Christopher Nosnibor

The missive which contains a link to the album lays out the facts. ‘August 2015: On a sweltering summer evening, Sly & the Family Drone brought their sweat-soaked carnival of chaos to east London. This is a recording of that night.’

Café Oto seems to be the venue of choice for weirdy, avant-garde experimental acts to capture their live sound – or perhaps it’s one of the few venues that truly embraces all that it weirdy, avant-garde and experimental in the first place. This, of course, is one of the benefits of operating on a not-for-profit basis. Art takes precedence over capital. It’s also an intimate space, where even a small crowd will make the place feel like it’s heaving, and it’s possible to really feel that connection between performer and audience in an up-close setting. Truly, here’s no substitute for being able to smell the sweat and see the whites of a perfomer’s eyes

Sly and the Family Drone have been pushing the parameters of messy noise for about eight years now, and while their recoded output explores all areas of murkiness and abrasion, their live shows are something else. Chaotic and cathartic, the only predictable part is percussion – that is to say, a lot of percussion.

This particular outing is heavy, and percussion-heavy from the outset. Thick, low-end blasts thunder through pounding drums. The percussion intensifies in both power and pace, while the droning bass frequencies bottom out to a place below the pelvic region while explosions of top-end squeal painfully. Less than ten minutes in, and they’ve hit total overload. Over the course of the album’s hour-long duration, they maintain it, and if anything, continue to push further, harder, louder, harsher. Crescendo hits after crescendo, and cumulatively, it’s punishing – in the best possible way.
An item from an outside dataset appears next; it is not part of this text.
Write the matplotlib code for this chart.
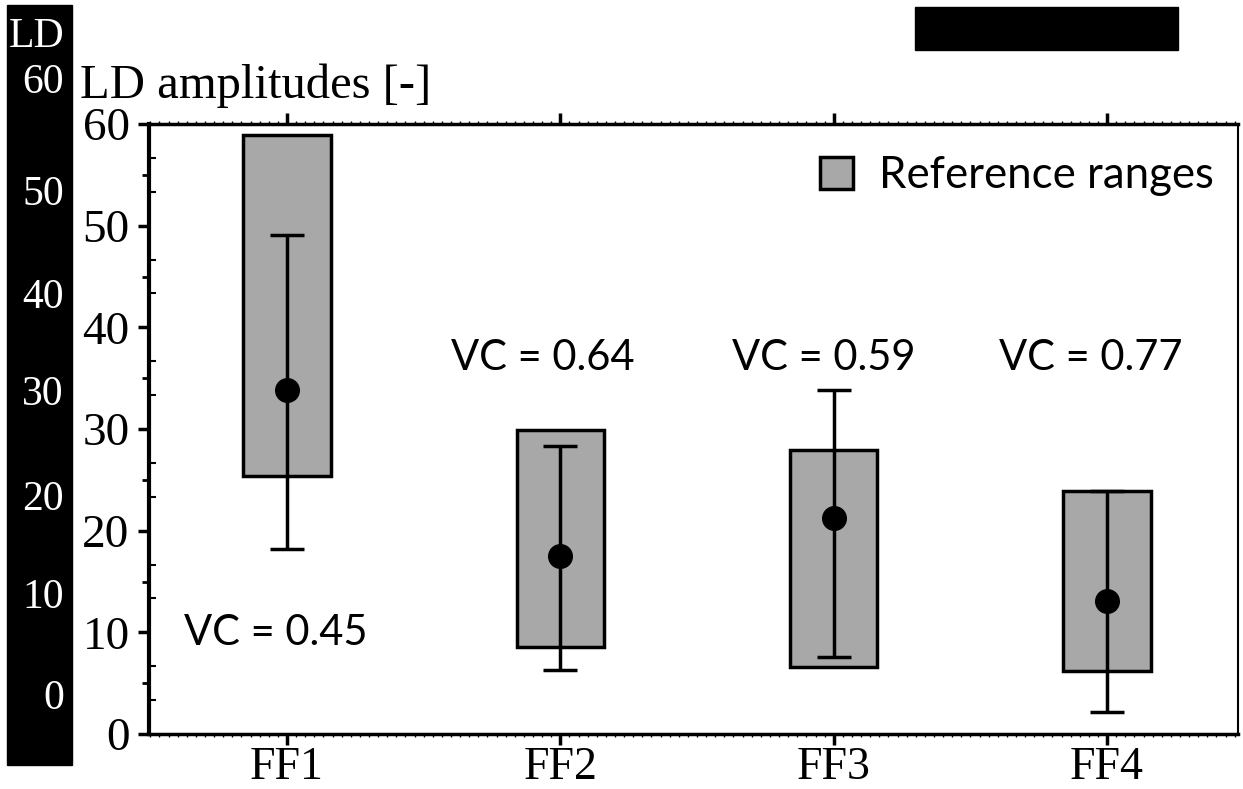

It’s not just a hell of a noise: it’s all the noise. Even when the noise abates and the relentless battery of snare halts temporarily, eardrum-perforating feedback and whirring, hissing shards of treble fill the space. Through speakers, it hurts. Once can only imagine the impact and potential damage inflicted on those actually present. This is less a case of ‘you probably had to be there’ and more about ‘damn, I wish I’d been there’.